Opper, Judge:Petitioner’s effort to deduct a loss on the sale of property which he originally acquired as a residence can not succeed unless it was suffered in a “transaction entered into for profit.” The original acquisition was clearly a personal one, unconnected with a profit purpose, and, unless there has been a subsequent “transaction” which was “profit-inspired,” the loss would not be deductible. Warren Leslie, Sr., 6 T. C. 488.
It is recognized by the parties that a mere listing with a broker for sale or rent, Morgan v. Commissioner (C. C. A., 5th Cir.), 76 Fed. (2d) 390; certiorari denied, 296 U. S. 601; Rumsey v. Commissioner (C. C. A., 2d Cir.), 82 Fed. (2d) 158; certiorari denied, 299 U. S. 552; Phipps v. Helvering (C. A. D. C.), 124 Fed. (2d) 292; or even for rent, Schmidlapp v. Commissioner (C. C. A., 2d Cir.), 96 Fed. (2d) 680, does not constitute such a “transaction” as satisfies the statutory requirement, or, in the words of the regulation,1 that the property has not thereby been “otherwise appropriated to income-producing purposes.”

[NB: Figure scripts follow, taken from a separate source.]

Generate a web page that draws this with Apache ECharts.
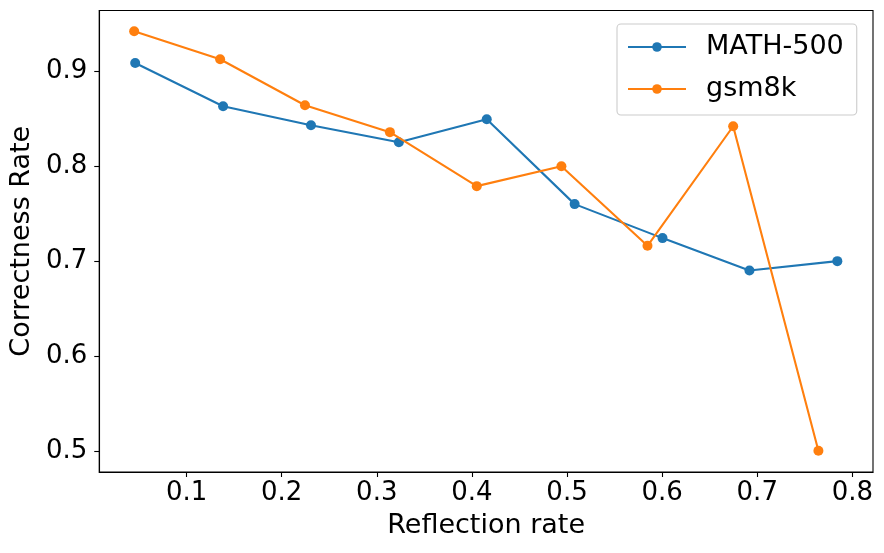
<!DOCTYPE html>
<html>
<head>
<meta charset="utf-8">
<script src="https://cdn.jsdelivr.net/npm/echarts@6/dist/echarts.min.js"></script>
<style>
html,body{margin:0;padding:0;background:#fff;}
#chart{width:884px;height:553px;}
</style>
</head>
<body>
<div id="chart"></div>
<script>
const seriesNames = ['MATH-500', 'gsm8k'];
const mathX = [0.0460, 0.1384, 0.2308, 0.3232, 0.4156, 0.5080, 0.6004, 0.6918, 0.7842];
const mathY = [0.9084, 0.8629, 0.8430, 0.8251, 0.8493, 0.7601, 0.7244, 0.6903, 0.7002];
const gsmX = [0.0449, 0.1353, 0.2245, 0.3138, 0.4051, 0.4941, 0.5846, 0.6747, 0.7643];
const gsmY = [0.9417, 0.9123, 0.8640, 0.8357, 0.7790, 0.7999, 0.7163, 0.8419, 0.5011];
const xTicks = [0.1, 0.2, 0.3, 0.4, 0.5, 0.6, 0.7, 0.8];
const yTicks = [0.5, 0.6, 0.7, 0.8, 0.9];
const xTitle = 'Reflection rate';
const yTitle = 'Correctness Rate';

const zip = (xs, ys) => xs.map((x, i) => [x, ys[i]]);
const font = 'DejaVu Sans';

const chart = echarts.init(document.getElementById('chart'), null, {renderer: 'canvas'});
chart.setOption({
  animation: false,
  backgroundColor: '#fff',
  grid: {left: 98, right: 11, top: 10.5, bottom: 81, show: true, borderColor: '#000', borderWidth: 1.1, backgroundColor: 'transparent'},
  xAxis: {
    type: 'value', min: 0.0082, max: 0.8217,
    name: xTitle, nameLocation: 'middle', nameGap: 40,
    nameTextStyle: {fontFamily: font, fontSize: 27, color: '#000'},
    axisLine: {show: true, onZero: false, lineStyle: {color: '#000', width: 1.1}},
    axisTick: {show: true, length: 5, lineStyle: {color: '#000', width: 1.1}, customValues: xTicks},
    axisLabel: {fontFamily: font, fontSize: 26, color: '#000', margin: 8, customValues: xTicks, formatter: v => v.toFixed(1)},
    splitLine: {show: false}
  },
  yAxis: {
    type: 'value', min: 0.4787, max: 0.9635,
    name: yTitle, nameLocation: 'middle', nameGap: 62,
    nameTextStyle: {fontFamily: font, fontSize: 27, color: '#000'},
    axisLine: {show: true, onZero: false, lineStyle: {color: '#000', width: 1.1}},
    axisTick: {show: true, length: 5, lineStyle: {color: '#000', width: 1.1}, customValues: yTicks},
    axisLabel: {fontFamily: font, fontSize: 26, color: '#000', margin: 12, customValues: yTicks, formatter: v => v.toFixed(1)},
    splitLine: {show: false}
  },
  legend: {
    show: true, orient: 'vertical', left: 617, top: 24,
    data: seriesNames,
    backgroundColor: 'rgba(255,255,255,0.8)', borderColor: '#cccccc', borderWidth: 1.1, borderRadius: 4,
    padding: [8, 13, 11, 10],
    itemWidth: 58, itemHeight: 12, itemGap: 12,
    textStyle: {fontFamily: font, fontSize: 27, color: '#000', lineHeight: 30, padding: [0, 0, 0, 15]}
  },
  series: [
    {
      name: seriesNames[0], type: 'line', data: zip(mathX, mathY),
      color: '#1f77b4', symbol: 'circle', symbolSize: 10, showAllSymbol: true,
      lineStyle: {width: 2.1, color: '#1f77b4'}, itemStyle: {color: '#1f77b4'}, z: 2
    },
    {
      name: seriesNames[1], type: 'line', data: zip(gsmX, gsmY),
      color: '#ff7f0e', symbol: 'circle', symbolSize: 10, showAllSymbol: true,
      lineStyle: {width: 2.1, color: '#ff7f0e'}, itemStyle: {color: '#ff7f0e'}, z: 3
    }
  ]
});
</script>
</body>
</html>
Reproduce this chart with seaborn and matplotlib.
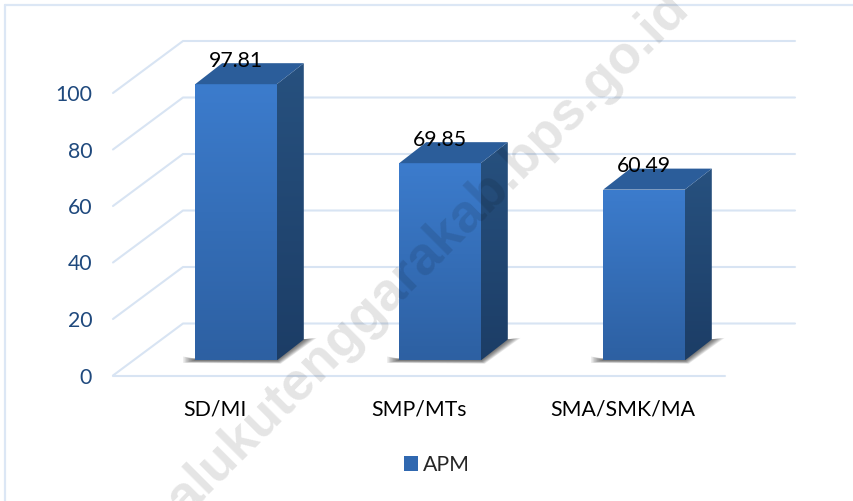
import numpy as np
import matplotlib
matplotlib.use("Agg")
import matplotlib.pyplot as plt
from matplotlib.patches import Polygon, Patch
from matplotlib.lines import Line2D
from matplotlib.transforms import IdentityTransform
import seaborn as sns

categories = ["SD/MI", "SMP/MTs", "SMA/SMK/MA"]
apm_values = [97.81, 69.85, 60.49]
y_ticks = [0, 20, 40, 60, 80, 100]
series_name = "APM"
watermark = "palukutenggarakab.bps.go.id"

W, H = 854, 501
sns.set_theme(style="white")
plt.rcParams["font.family"] = ["Lato", "DejaVu Sans"]
fig = plt.figure(figsize=(W / 100, H / 100), dpi=100)
fig.patch.set_facecolor("white")

# axes = front plane of the 3D box, in pixels
L, R, B, T = 113, 725, 375.5, 93
ax = fig.add_axes([L / W, 1 - B / H, (R - L) / W, (B - T) / H])
ax.patch.set_alpha(0)
sns.barplot(x=categories, y=apm_values, width=0.4, color="#3b7bcb", ax=ax, saturation=1)
ax.set_xlim(-0.5, 2.5)
ax.set_ylim(0, 100)
ax.set_yticks(y_ticks)
for s in ax.spines.values():
    s.set_visible(False)
ax.tick_params(axis="both", length=0)
ax.tick_params(axis="y", labelsize=15.3, labelcolor="#1f497d", pad=15)
ax.tick_params(axis="x", labelsize=15.3, labelcolor="black", pad=17.5)
for lab in ax.get_yticklabels():
    lab.set_va("center_baseline")
ax.set_xlabel("")
ax.set_ylabel("")

idt = IdentityTransform()
DX_WALL, DY_WALL = 70, 52
GRID = "#d8e4f3"
fig.canvas.draw()

def to_px(x, y):
    return ax.transData.transform((x, y))

# frame, partly visible on the left and top
fig.add_artist(Line2D([5, 5], [0, H - 5], transform=idt, color="#dce7f5", lw=1.6))
fig.add_artist(Line2D([5, W], [H - 5, H - 5], transform=idt, color="#dce7f5", lw=1.6))

# walls and floor lines
for t in y_ticks:
    x0, y0 = to_px(-0.5, t)
    x1, y1 = x0 + DX_WALL, y0 + DY_WALL
    x2 = to_px(2.5, t)[0] + DX_WALL
    ax.add_line(Line2D([x0, x1, x2], [y0, y1, y1], transform=idt, color=GRID, lw=1.5, zorder=0.5, clip_on=False))
x0, y0 = to_px(-0.5, 0)
ax.add_line(Line2D([x0, to_px(2.5, 0)[0]], [y0, y0], transform=idt, color=GRID, lw=1.5, zorder=0.5, clip_on=False))

def gradient(verts, top, bottom, z):
    """Vertical colour ramp clipped to a pixel polygon."""
    verts = np.asarray(verts)
    a, b = np.array(matplotlib.colors.to_rgb(top)), np.array(matplotlib.colors.to_rgb(bottom))
    ramp = np.linspace(0, 1, 256)[:, None, None] * (b - a) + a
    xmin, ymin = verts.min(axis=0)
    xmax, ymax = verts.max(axis=0)
    im = ax.imshow(ramp, extent=[xmin, xmax, ymin, ymax], origin="upper", aspect="auto",
                   transform=idt, zorder=z)
    poly = Polygon(verts, closed=True, transform=idt, fc="none", ec="none", clip_on=False)
    ax.add_patch(poly)
    im.set_clip_path(poly)
    im.set_clip_box(fig.bbox)

BAR_DX, BAR_DY = 21, 15
DEPTH_X, DEPTH_Y = 27, 21
bars = list(ax.patches)
for bar, v, cat in zip(bars, apm_values, categories):
    (xl, yb), (xr, yt) = ax.transData.transform(
        [(bar.get_x(), 0), (bar.get_x() + bar.get_width(), bar.get_height())])
    xl, xr = xl + BAR_DX, xr + BAR_DX
    yb, yt = yb + BAR_DY, yt + BAR_DY
    bar.set_visible(False)
    # soft floor shadow
    for k in range(8):
        g = 8 - k
        ax.add_patch(Polygon([(xl - 1.5 * g, yb + 0.5 * g), (xl - 1.5 * g, yb - 0.3 * g),
                              (xr + 0.5 * g, yb - 0.4 * g),
                              (xr + DEPTH_X + 1.6 * g, yb + DEPTH_Y + 0.2 * g),
                              (xr + DEPTH_X - 4, yb + DEPTH_Y), (xr, yb + 2), (xl, yb + 2)],
                             closed=True, transform=idt, fc="black", ec="none", alpha=0.085,
                             zorder=1, clip_on=False))
    gradient([(xl, yb), (xr, yb), (xr, yt), (xl, yt)], "#3c7ccd", "#2d60a2", 3)
    gradient([(xr, yb), (xr + DEPTH_X, yb + DEPTH_Y), (xr + DEPTH_X, yt + DEPTH_Y), (xr, yt)],
             "#27517f", "#1c3d66", 3)
    ax.add_patch(Polygon([(xl, yt), (xr, yt), (xr + DEPTH_X, yt + DEPTH_Y), (xl + DEPTH_X, yt + DEPTH_Y)],
                         closed=True, transform=idt, fc="#2b5d9a", ec="none", zorder=3, clip_on=False))
    ax.annotate(f"{v:.2f}", xy=(bar.get_x() + bar.get_width() / 2, v), xytext=(BAR_DX, 38.5),
                textcoords="offset pixels", ha="center", va="center", fontsize=15.3, color="black", zorder=5,
                annotation_clip=False)

ax.set_xlim(-0.5, 2.5)
ax.set_ylim(0, 100)
ax.set_aspect("auto")

ax.legend(handles=[Patch(fc="#3068b0", ec="none", label=series_name)], loc="center",
          bbox_to_anchor=(437 / W, 1 - 465 / H), bbox_transform=fig.transFigure, frameon=False,
          fontsize=15.3, handlelength=0.68, handleheight=0.68, handletextpad=0.25, borderpad=0)

# watermark lies over everything as a translucent stamp; it runs off the picture at both ends
fig.text(162, H - 538, watermark, transform=idt, fontsize=38.7, fontweight="bold", color="black", alpha=0.105,
         rotation=45, rotation_mode="anchor", ha="left", va="baseline", zorder=10,
         family=["Liberation Sans", "DejaVu Sans"])

fig.savefig("out.png", dpi=100)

The narrow question here is whether petitioner’s “exclusive” listings with designated brokers for specified periods are sufficient to warrant our reaching the opposite conclusion. It would be disposi-tive of the entire question to follow the explicit language of the regulation effective for so long as to have virtual statutory sanction, see Helvering v. Reynolds Tobacco Co., 306 U. S. 110, that if property has not actually been rented, its appropriation to income-producing purposes must be accompanied by a “use” for such purposes up to the time of its sale.2
In addition, however, petitioner’s reasoning would require an espousal of the ultimate view that his conduct had “put an end to the owner’s possible use of it for a residence or his presently selling it.” Morgan v. Commissioner, supra, or has rendered it “impossible for the owner to resume his original occupation,” Schmidlapp v. Commissioner, supra, or “has likewise made it impossible to resume residential uses by a mere change of mind.” Rumsey v. Commissioner, supra.

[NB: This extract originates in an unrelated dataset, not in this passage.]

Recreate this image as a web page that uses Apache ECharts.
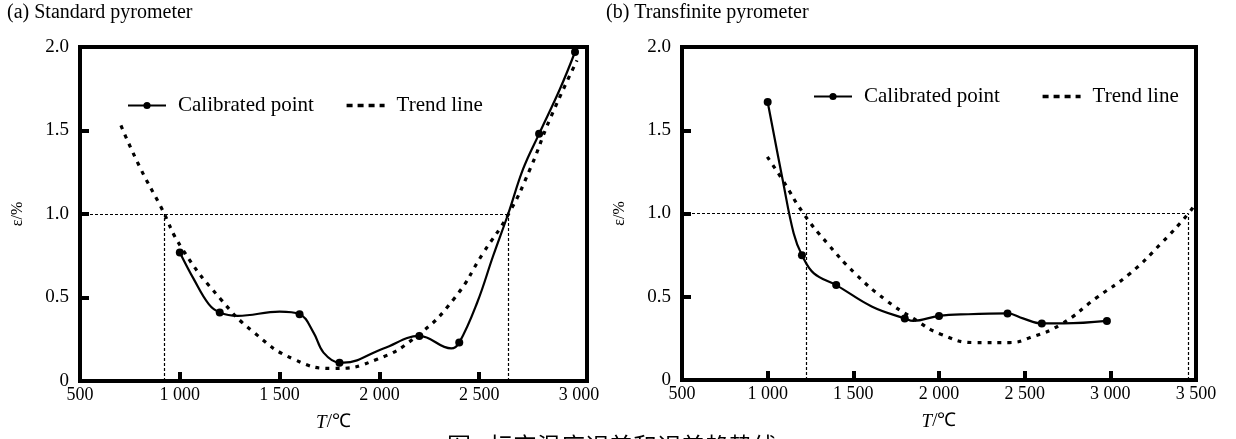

We need not here concern ourselves with all possible arrangements, short of an actual rental of the property, that might be made with real estate brokers, and their effect upon an appropriation to business use for purposes of a loss deduction. Parenthetically, however, it may be observed that the statutory prerequisite is a loss in a “transaction entered into for profit,” and it may be difficult to demonstrate that, even if the employment of a broker is a “transaction,” any loss could be attributable to it. But, in any event, it seems clear that what petitioner did in this situation could not be construed as an irrevocable position on his part to any extent.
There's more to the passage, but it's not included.